> [PROBLEM TO SOLVE]
From the first line of the listing below, retype each line up to and including the one with "var yStep = [200, 100, 50];"; pictures stay out.

> [INPUT]
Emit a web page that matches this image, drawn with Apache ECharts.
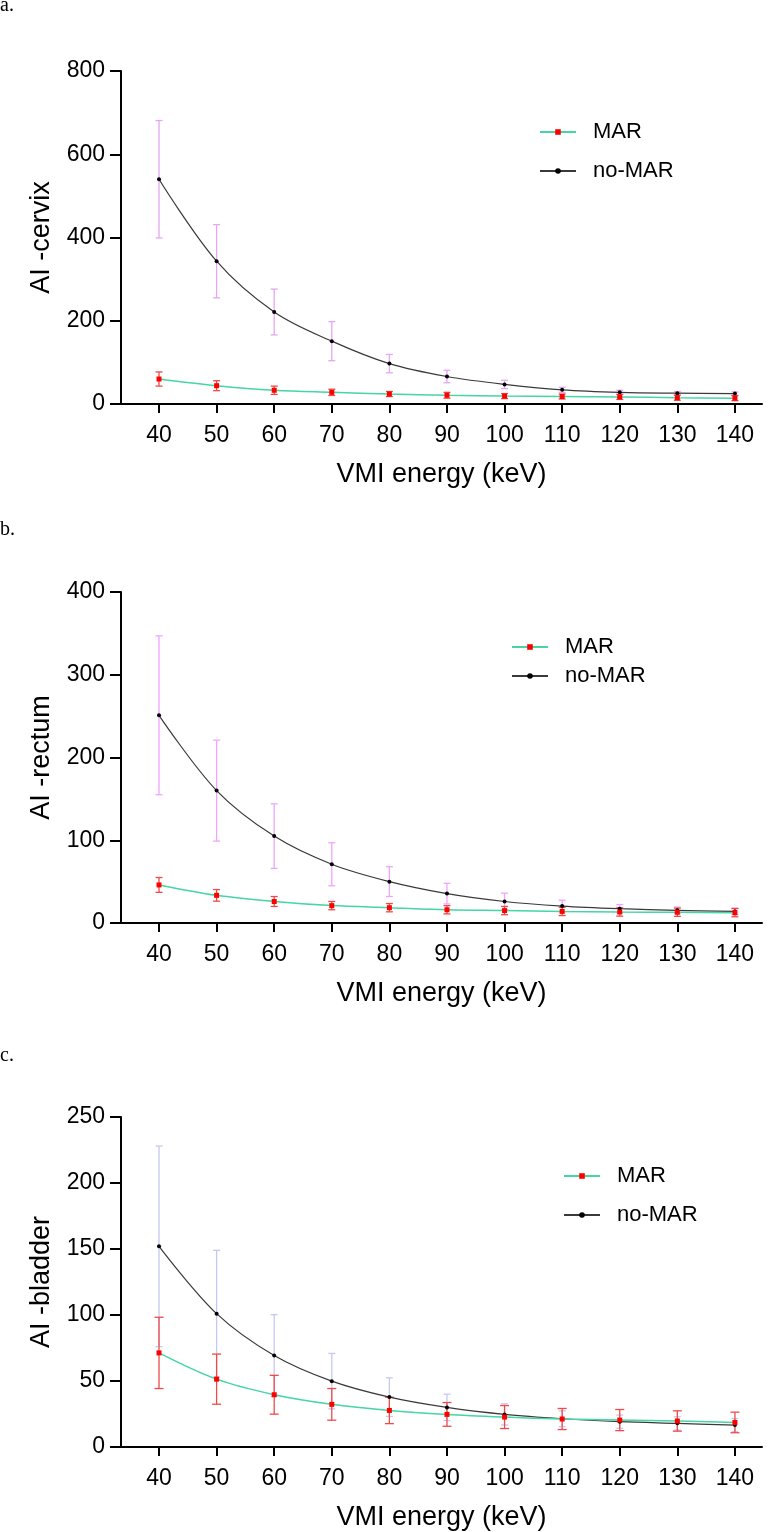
<!DOCTYPE html>
<html>
<head>
<meta charset="utf-8">
<script src="https://cdn.jsdelivr.net/npm/echarts@6/dist/echarts.min.js"></script>
<style>
  html, body { margin:0; padding:0; background:#fff; }
  #chartmain { width:779px; height:1532px; }
</style>
</head>
<body>
<div id="chartmain"></div>
<script>
// x categories: VMI energy (keV)
var energies = [40, 50, 60, 70, 80, 90, 100, 110, 120, 130, 140];

// a. cervix
var cervixMAR     = [60, 44, 33, 28, 24, 21, 19, 18, 17, 15, 14];
var cervixMARsd   = [17, 12, 10, 7.5, 6, 7, 6, 6, 6, 6, 6];
var cervixNoMAR   = [540, 343, 221, 151, 97, 66, 47, 34, 28, 26, 25];
var cervixNoMARsd = [141, 88, 55, 47, 22, 15, 10, 6, 5, 4, 4];

// b. rectum
var rectumMAR     = [46, 33.4, 26, 21, 18.5, 16, 15, 14, 13.3, 13, 12.5];
var rectumMARsd   = [9, 7, 6, 5, 5, 5, 5, 5, 5, 5, 5];
var rectumNoMAR   = [251, 160, 105, 71, 50, 35.5, 26, 20.5, 17.3, 15.3, 14];
var rectumNoMARsd = [96, 61, 39, 26, 18, 12.5, 10, 7, 5, 4, 4];

// c. bladder
var bladderMAR     = [71.3, 51.4, 39.6, 32.3, 27.7, 24.7, 22.7, 21.2, 20.4, 19.7, 18.6];
var bladderMARsd   = [27, 19, 14.7, 12, 10, 9, 8.7, 8, 8, 7.7, 7.8];
var bladderNoMAR   = [152, 101, 69.3, 49.9, 37.8, 30, 24.7, 21.4, 19.2, 17.9, 16.6];
var bladderNoMARsd = [76, 48, 31, 21, 14.6, 10, 8, 6, 5, 5, 5];

var panelNames = ['AI -cervix', 'AI -rectum', 'AI -bladder'];
var yMax = [800, 400, 250];
var yStep = [200, 100, 50];

var FONT = 'Liberation Sans, Arial, sans-serif';
var MAR_COLOR = '#45d6a2';
var MAR_ERR = '#ee4a4a';
var NOMAR_ERR = ['#e6a6f2', '#f0a4ff', '#c6c8f2'];

var grids = [
  { left:121, width:641, top:71,   height:333 },
  { left:121, width:641, top:592,  height:331 },
  { left:121, width:641, top:1117, height:330 }
];

function pairs(vals){
  var out = [];
  for (var i = 0; i < energies.length; i++) out.push([energies[i], vals[i]]);
  return out;
}
function errData(vals, sd){
  var out = [];
  for (var i = 0; i < energies.length; i++) out.push([energies[i], vals[i] - sd[i], vals[i] + sd[i]]);
  return out;
}
function errRender(color, capW){
  return function(params, api){
    var x = api.value(0);
    var top = api.coord([x, api.value(2)]);
    var bot = api.coord([x, api.value(1)]);
    var st = { stroke: color, lineWidth: 1.3 };
    return { type:'group', children:[
      { type:'line', shape:{ x1:top[0], y1:top[1], x2:bot[0], y2:bot[1] }, style:st },
      { type:'line', shape:{ x1:top[0]-capW/2, y1:top[1], x2:top[0]+capW/2, y2:top[1] }, style:st },
      { type:'line', shape:{ x1:bot[0]-capW/2, y1:bot[1], x2:bot[0]+capW/2, y2:bot[1] }, style:st }
    ]};
  };
}

var panels = [
  [cervixMAR, cervixMARsd, cervixNoMAR, cervixNoMARsd],
  [rectumMAR, rectumMARsd, rectumNoMAR, rectumNoMARsd],
  [bladderMAR, bladderMARsd, bladderNoMAR, bladderNoMARsd]
];

var xAxes = [], yAxes = [], series = [];
for (var k = 0; k < 3; k++){
  xAxes.push({
    type:'value', gridIndex:k, min:33.4, max:144.7,
    name:'VMI energy (keV)', nameLocation:'middle', nameGap:57,
    nameTextStyle:{ fontFamily:FONT, fontSize:27, color:'#000' },
    axisLine:{ lineStyle:{ color:'#000', width:2 } },
    axisTick:{ show:true, length:9, lineStyle:{ color:'#000', width:2 }, customValues:energies },
    axisLabel:{ fontFamily:FONT, fontSize:23, color:'#000', margin:20, customValues:energies },
    splitLine:{ show:false }
  });
  yAxes.push({
    type:'value', gridIndex:k, min:0, max:yMax[k], interval:yStep[k],
    name:panelNames[k], nameLocation:'middle', nameGap:66,
    nameTextStyle:{ fontFamily:FONT, fontSize:27, color:'#000' },
    axisLine:{ show:true, lineStyle:{ color:'#000', width:2 } },
    axisTick:{ show:true, length:11, lineStyle:{ color:'#000', width:2 } },
    axisLabel:{ fontFamily:FONT, fontSize:23, color:'#000', margin:16 },
    splitLine:{ show:false }
  });
  var d = panels[k];
  series.push({
    name:'noMAR-err-' + k, type:'custom', xAxisIndex:k, yAxisIndex:k, z:1,
    renderItem:errRender(NOMAR_ERR[k], 7), data:errData(d[2], d[3]), silent:true
  });
  series.push({
    name:'MAR-err-' + k, type:'custom', xAxisIndex:k, yAxisIndex:k, z:2,
    renderItem:errRender(MAR_ERR, k === 2 ? 9 : 7), data:errData(d[0], d[1]), silent:true
  });
  series.push({
    name:'no-MAR', type:'line', xAxisIndex:k, yAxisIndex:k, z:3, smooth:0.35,
    symbol:'circle', symbolSize:4, showAllSymbol:true,
    lineStyle:{ color:'#3a3a3a', width:1.2 }, itemStyle:{ color:'#000' },
    data:pairs(d[2]), animation:false
  });
  series.push({
    name:'MAR', type:'line', xAxisIndex:k, yAxisIndex:k, z:4, smooth:0.35,
    symbol:'rect', symbolSize:5, showAllSymbol:true,
    lineStyle:{ color:MAR_COLOR, width:1.5 }, itemStyle:{ color:'#ff0000' },
    data:pairs(d[0]), animation:false
  });
}

function legendAt(left, top, gap){
  return {
    orient:'vertical', left:left, top:top, itemGap:gap, itemWidth:36, itemHeight:7,
    data:['MAR', 'no-MAR'],
    textStyle:{ fontFamily:FONT, fontSize:22, color:'#000', padding:[0,0,0,12] }
  };
}

var option = {
  backgroundColor:'#fff',
  animation:false,
  grid:grids,
  xAxis:xAxes,
  yAxis:yAxes,
  legend:[ legendAt(534, 116, 17), legendAt(506, 631, 7), legendAt(558, 1160, 17) ],
  graphic:[
    { type:'text', left:0, top:-4, style:{ text:'a.', fontFamily:'Liberation Serif, serif', fontSize:20, fill:'#000' } },
    { type:'text', left:0, top:520, style:{ text:'b.', fontFamily:'Liberation Serif, serif', fontSize:20, fill:'#000' } },
    { type:'text', left:0, top:1046, style:{ text:'c.', fontFamily:'Liberation Serif, serif', fontSize:20, fill:'#000' } }
  ],
  series:series
};

var chart = echarts.init(document.getElementById('chartmain'));
chart.setOption(option);
</script>
</body>
</html>
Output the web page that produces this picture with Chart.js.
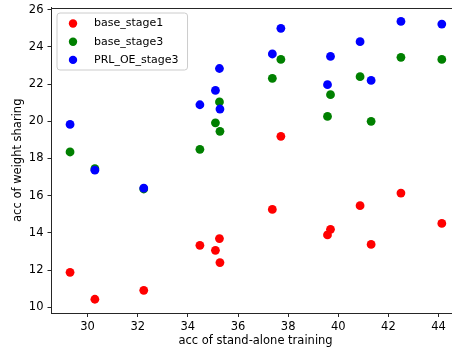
<!DOCTYPE html>
<html>
<head>
<meta charset="utf-8">
<script src="https://cdn.jsdelivr.net/npm/chart.js@4/dist/chart.umd.min.js"></script>
<style>
html,body{margin:0;padding:0;background:#fff;overflow:hidden;}
#wrap{width:452px;height:349px;overflow:hidden;}
canvas{display:block;}
</style>
</head>
<body>
<div id="wrap"><canvas id="c" width="464" height="349"></canvas></div>
<script>
const standAlone = [29.30, 30.29, 32.24, 34.48, 35.10, 35.26, 35.28, 37.37, 37.71, 39.57, 39.69, 40.87, 41.31, 42.50, 44.13];
const baseStage1 = [11.88, 10.43, 10.91, 13.33, 13.06, 13.69, 12.40, 15.26, 19.19, 13.89, 14.19, 15.46, 13.38, 16.14, 14.51];
const baseStage3 = [18.35, 17.45, 16.36, 18.49, 19.92, 21.04, 19.46, 22.31, 23.33, 20.26, 21.43, 22.40, 20.00, 23.44, 23.33];
const prlOeStage3 = [19.83, 17.37, 16.41, 20.89, 21.66, 22.84, 20.66, 23.62, 25.00, 21.97, 23.49, 24.28, 22.20, 25.37, 25.23];
const seriesNames = ['base_stage1', 'base_stage3', 'PRL_OE_stage3'];
const seriesColors = ['#ff0000', '#008000', '#0000ff'];
const xTitle = 'acc of stand-alone training';
const yTitle = 'acc of weight sharing';

const FONT = 'DejaVu Sans';
const seriesValues = [baseStage1, baseStage3, prlOeStage3];
const datasets = seriesValues.map((ys, i) => ({
  label: seriesNames[i],
  data: ys.map((y, k) => ({x: standAlone[k], y: y})),
  backgroundColor: seriesColors[i],
  borderWidth: 0,
  pointRadius: 4.4,
  pointHoverRadius: 4.4,
  order: 3 - i
}));

const frameAndLegend = {
  id: 'frameAndLegend',
  afterDraw(chart) {
    const ctx = chart.ctx;
    const a = chart.chartArea;
    ctx.save();
    ctx.strokeStyle = '#262626';
    ctx.lineWidth = 1;
    ctx.beginPath();
    ctx.moveTo(a.left, Math.round(a.top) + 0.5);
    ctx.lineTo(a.right, Math.round(a.top) + 0.5);
    ctx.lineTo(a.right, a.bottom);
    ctx.stroke();
    ctx.font = '11px "' + FONT + '"';
    let maxW = 0;
    chart.data.datasets.forEach(d => { maxW = Math.max(maxW, ctx.measureText(d.label).width); });
    const bx = a.left + 5.5, by = a.top + 5.5;
    const bw = 37 + maxW + 9, bh = 57;
    const r = 3;
    ctx.beginPath();
    ctx.moveTo(bx + r, by);
    ctx.lineTo(bx + bw - r, by);
    ctx.arcTo(bx + bw, by, bx + bw, by + r, r);
    ctx.lineTo(bx + bw, by + bh - r);
    ctx.arcTo(bx + bw, by + bh, bx + bw - r, by + bh, r);
    ctx.lineTo(bx + r, by + bh);
    ctx.arcTo(bx, by + bh, bx, by + bh - r, r);
    ctx.lineTo(bx, by + r);
    ctx.arcTo(bx, by, bx + r, by, r);
    ctx.closePath();
    ctx.fillStyle = 'rgba(255,255,255,0.8)';
    ctx.fill();
    ctx.strokeStyle = '#cccccc';
    ctx.stroke();
    chart.data.datasets.forEach((d, i) => {
      const cy = by + 10.5 + i * 18.2;
      ctx.beginPath();
      ctx.arc(bx + 16, cy, 4.2, 0, Math.PI * 2);
      ctx.fillStyle = d.backgroundColor;
      ctx.fill();
      ctx.fillStyle = '#000';
      ctx.textBaseline = 'middle';
      ctx.textAlign = 'left';
      ctx.fillText(d.label, bx + 37, cy);
    });
    ctx.restore();
  }
};

new Chart(document.getElementById('c'), {
  type: 'scatter',
  data: {datasets: datasets},
  options: {
    responsive: false,
    animation: false,
    events: [],
    layout: {padding: {top: 7.5, right: 0.5, left: 0, bottom: 0}},
    plugins: {legend: {display: false}, tooltip: {enabled: false}},
    scales: {
      x: {
        type: 'linear',
        min: 28.56,
        max: 44.84,
        afterFit(s) { s.height = 36; s.paddingLeft = 0; s.paddingRight = 0; },
        ticks: {stepSize: 2, includeBounds: false, color: '#000', font: {family: FONT, size: 11.5}, padding: 3, maxRotation: 0},
        grid: {display: true, drawOnChartArea: false, drawTicks: true, tickLength: 4, color: '#262626'},
        border: {display: true, color: '#262626', width: 1},
        title: {display: true, text: xTitle, color: '#000', font: {family: FONT, size: 11.5}, padding: {top: 0, bottom: 1}}
      },
      y: {
        type: 'linear',
        min: 9.69,
        max: 26.12,
        afterFit(s) { s.width = 51.5; s.paddingTop = 0; s.paddingBottom = 0; },
        ticks: {stepSize: 2, includeBounds: false, color: '#000', font: {family: FONT, size: 11.5}, padding: 4},
        grid: {display: true, drawOnChartArea: false, drawTicks: true, tickLength: 4, color: '#262626'},
        border: {display: true, color: '#262626', width: 1},
        title: {display: true, text: yTitle, color: '#000', font: {family: FONT, size: 11.5}, padding: {top: 11, bottom: 0}}
      }
    }
  },
  plugins: [frameAndLegend]
});
</script>
</body>
</html>
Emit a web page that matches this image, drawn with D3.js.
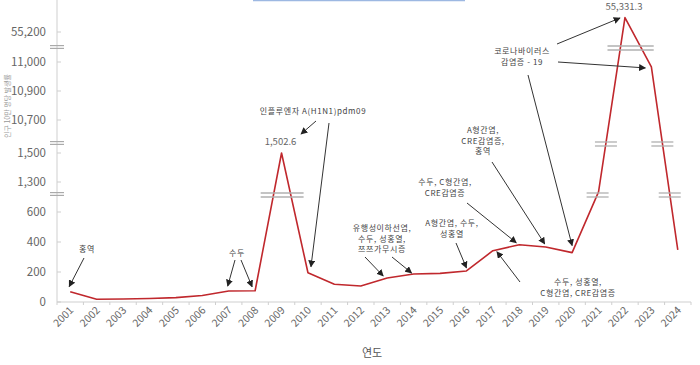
<!DOCTYPE html>
<html>
<head>
<meta charset="utf-8">
<script src="https://cdn.jsdelivr.net/npm/d3@7/dist/d3.min.js"></script>
<style>
  body { margin: 0; background: #fff; }
  svg { display: block; font-family: "Noto Sans CJK KR", "DejaVu Sans", sans-serif; }
</style>
</head>
<body>
<div id="chart"></div>
<script>
// incidence per 100k by year
const years = ['2001','2002','2003','2004','2005','2006','2007','2008','2009','2010','2011','2012',
  '2013','2014','2015','2016','2017','2018','2019','2020','2021','2022','2023','2024'];
const values = [69, 18, 20, 23, 29, 43, 73, 75, 1502.6, 195, 118, 107,
  160, 187, 191, 207, 342, 382, 367, 329, 1070, 55331.3, 10983, 347];

// broken y axis: tick labels and where the axis is cut
const yTicks = [0, 200, 400, 600, 1300, 1500, 10700, 10900, 11000, 55200];
const yBreaks = [1020, 4290, 33100];

const xTitle = '연도';
const yTitle = '인구 10만 명당 발생률';

let width = 700, height = 365;
let svg = d3.select('#chart').append('svg').attr('width', width).attr('height', height);

let x = d3.scaleBand().domain(years).range([57, 691]);
let bw = x.bandwidth();
// piecewise scale, one piece per axis segment
let y = d3.scaleLinear()
  .domain([0, 600, 1300, 1500, 10700, 10900, 11000, 55200, 55400])
  .range([302, 212, 182, 153, 120, 91, 62, 32, 10]);

let data = years.map((yr, i) => ({year: yr, value: values[i]}));
let px = d => x(d.year) + bw / 2;
let py = d => y(d.value);

// faint blue rule at top (cropped from source)
svg.append('line').attr('x1', 253).attr('x2', 465).attr('y1', 0.5).attr('y2', 0.5)
  .attr('stroke', '#9db8e2').attr('stroke-width', 1.5);

// axes
svg.append('line').attr('x1', 57).attr('x2', 57).attr('y1', 0).attr('y2', 302)
  .attr('stroke', '#cfcfcf');
svg.append('line').attr('x1', 57).attr('x2', 691).attr('y1', 302).attr('y2', 302)
  .attr('stroke', '#cfcfcf');

let bounds = years.map(yr => x(yr)).concat([x.range()[1]]);
svg.selectAll('.xtick').data(bounds).join('line')
  .attr('x1', d => d).attr('x2', d => d).attr('y1', 302).attr('y2', 305)
  .attr('stroke', '#cfcfcf');

svg.selectAll('.xlab').data(years).join('text')
  .attr('transform', d => `translate(${x(d) + bw / 2 + 4},${311}) rotate(-45)`)
  .attr('text-anchor', 'end')
  .attr('font-size', 10.5)
  .attr('fill', '#666')
  .text(d => d);

svg.selectAll('.ytick').data(yTicks).join('line')
  .attr('x1', 57).attr('x2', 61).attr('y1', d => y(d)).attr('y2', d => y(d))
  .attr('stroke', '#cfcfcf');

svg.selectAll('.ylab').data(yTicks).join('text')
  .attr('x', 46).attr('y', d => y(d) + 4)
  .attr('text-anchor', 'end')
  .attr('font-size', 11.5)
  .attr('fill', '#666')
  .text(d => d3.format(',')(d));

// axis break marks
yBreaks.forEach(b => {
  [-1.4, 1.4].forEach(o => {
    svg.append('line').attr('x1', 50).attr('x2', 64)
      .attr('y1', y(b) + o).attr('y2', y(b) + o)
      .attr('stroke', '#aaa').attr('stroke-width', 1.2);
  });
});

svg.append('text').attr('x', 372).attr('y', 357).attr('text-anchor', 'middle')
  .attr('font-size', 11).attr('fill', '#555').text(xTitle);

svg.append('text').attr('transform', 'translate(10,106) rotate(-90)')
  .attr('text-anchor', 'middle').attr('font-size', 7).attr('fill', '#999').text(yTitle);

// the line
svg.append('path').datum(data)
  .attr('fill', 'none').attr('stroke', '#c0282d').attr('stroke-width', 1.6)
  .attr('stroke-linejoin', 'round')
  .attr('d', d3.line().x(px).y(py));

// break marks where the line passes through a cut
yBreaks.forEach(b => {
  let yb = y(b);
  let hits = [];
  for (let i = 0; i < data.length - 1; i++) {
    let y0 = py(data[i]), y1 = py(data[i + 1]);
    if ((y0 - yb) * (y1 - yb) < 0) {
      let t = (y0 - yb) / (y0 - y1);
      hits.push({i: i, x: px(data[i]) + t * bw});
    }
  }
  let spans = [];
  hits.forEach(h => {
    let last = spans[spans.length - 1];
    if (last && h.i == last.i + 1) { last.x2 = h.x + 13; last.i = h.i; }
    else spans.push({i: h.i, x1: h.x - 11, x2: h.x + 11, single: true});
  });
  spans.forEach(s => {
    if (s.x2 - s.x1 > 22) s.x1 -= 2;
    [-2, 2].forEach(o => {
      svg.append('line').attr('x1', s.x1).attr('x2', s.x2)
        .attr('y1', yb + 1 + o).attr('y2', yb + 1 + o)
        .attr('stroke', '#b0b0b0').attr('stroke-width', 1.3);
    });
  });
});

// value labels
let peakLabels = ['2009', '2022'];
peakLabels.forEach(yr => {
  let d = data.find(e => e.year == yr);
  svg.append('text').attr('x', px(d) - 1).attr('y', Math.max(py(d) - 8, 10))
    .attr('text-anchor', 'middle').attr('font-size', 9.5).attr('fill', '#666')
    .text(d3.format(',.1f')(d.value));
});

// annotations
svg.append('defs').append('marker')
  .attr('id', 'arr').attr('viewBox', '0 0 10 10').attr('refX', 9).attr('refY', 5)
  .attr('markerWidth', 7).attr('markerHeight', 7).attr('orient', 'auto')
  .append('path').attr('d', 'M0,0L10,5L0,10z').attr('fill', '#222');

let pt = (yr, dx, dy) => {
  let d = data.find(e => e.year == yr);
  return [px(d) + dx, py(d) + dy];
};

let notes = [
  {lines: ['홍역'], at: [87, 249], arrows: [[[84, 258], pt('2001', -1, -5)]]},
  {lines: ['수두'], at: [237, 253], arrows: [[[235, 260], pt('2007', -1, -5)], [[241, 260], pt('2008', -3, -4)]]},
  {lines: ['인플루엔자 A(H1N1)pdm09'], at: [313, 111], arrows: [[[316, 121], [301, 134]], [[329, 123], pt('2010', 3, -6)]]},
  {lines: ['유행성이하선염,', '수두, 성홍열,', '쯔쯔가무시증'], at: [382, 228], arrows: [[[365, 257], pt('2013', -4, -2)], [[392, 257], pt('2014', -2, -1)]]},
  {lines: ['A형간염, 수두,', '성홍열'], at: [452, 223], arrows: [[[456, 243], pt('2016', 0, -3)]]},
  {lines: ['수두, C형간염,', 'CRE감염증'], at: [445, 182], arrows: [[[467, 203], pt('2018', -3, -2)]]},
  {lines: ['A형간염,', 'CRE감염증,', '홍역'], at: [483, 130], arrows: [[[492, 162], pt('2019', -1, -3)]]},
  {lines: ['수두, 성홍열,', 'C형간염, CRE감염증'], at: [578, 282], arrows: [[[520, 282], pt('2017', 4, 1)]]},
  {lines: ['코로나바이러스', '감염증 - 19'], at: [522, 51], arrows: [[[557, 44], [620, 18]], [[558, 62], pt('2023', -6, 1)], [[528, 75], pt('2020', 0, -7)]]}
];

notes.forEach(n => {
  let t = svg.append('text').attr('text-anchor', 'middle').attr('font-size', 8)
    .attr('fill', '#444').attr('letter-spacing', 0.6);
  n.lines.forEach((l, i) => {
    t.append('tspan').attr('x', n.at[0]).attr('y', n.at[1] + 3 + i * 10.5).text(l);
  });
  n.arrows.forEach(a => {
    svg.append('line').attr('x1', a[0][0]).attr('y1', a[0][1])
      .attr('x2', a[1][0]).attr('y2', a[1][1])
      .attr('stroke', '#333').attr('stroke-width', 1)
      .attr('marker-end', 'url(#arr)');
  });
});
</script>
</body>
</html>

> [TASK OUTPUT]
Emit a web page that matches this image, drawn with Apache ECharts.
<!DOCTYPE html>
<html>
<head>
<meta charset="utf-8">
<script src="https://cdn.jsdelivr.net/npm/echarts@6/dist/echarts.min.js"></script>
<style>
  html, body { margin:0; padding:0; background:#fff; }
  #chartmain { width:779px; height:1532px; }
</style>
</head>
<body>
<div id="chartmain"></div>
<script>
// x categories: VMI energy (keV)
var energies = [40, 50, 60, 70, 80, 90, 100, 110, 120, 130, 140];

// a. cervix
var cervixMAR     = [60, 44, 33, 28, 24, 21, 19, 18, 17, 15, 14];
var cervixMARsd   = [17, 12, 10, 7.5, 6, 7, 6, 6, 6, 6, 6];
var cervixNoMAR   = [540, 343, 221, 151, 97, 66, 47, 34, 28, 26, 25];
var cervixNoMARsd = [141, 88, 55, 47, 22, 15, 10, 6, 5, 4, 4];

// b. rectum
var rectumMAR     = [46, 33.4, 26, 21, 18.5, 16, 15, 14, 13.3, 13, 12.5];
var rectumMARsd   = [9, 7, 6, 5, 5, 5, 5, 5, 5, 5, 5];
var rectumNoMAR   = [251, 160, 105, 71, 50, 35.5, 26, 20.5, 17.3, 15.3, 14];
var rectumNoMARsd = [96, 61, 39, 26, 18, 12.5, 10, 7, 5, 4, 4];

// c. bladder
var bladderMAR     = [71.3, 51.4, 39.6, 32.3, 27.7, 24.7, 22.7, 21.2, 20.4, 19.7, 18.6];
var bladderMARsd   = [27, 19, 14.7, 12, 10, 9, 8.7, 8, 8, 7.7, 7.8];
var bladderNoMAR   = [152, 101, 69.3, 49.9, 37.8, 30, 24.7, 21.4, 19.2, 17.9, 16.6];
var bladderNoMARsd = [76, 48, 31, 21, 14.6, 10, 8, 6, 5, 5, 5];

var panelNames = ['AI -cervix', 'AI -rectum', 'AI -bladder'];
var yMax = [800, 400, 250];
var yStep = [200, 100, 50];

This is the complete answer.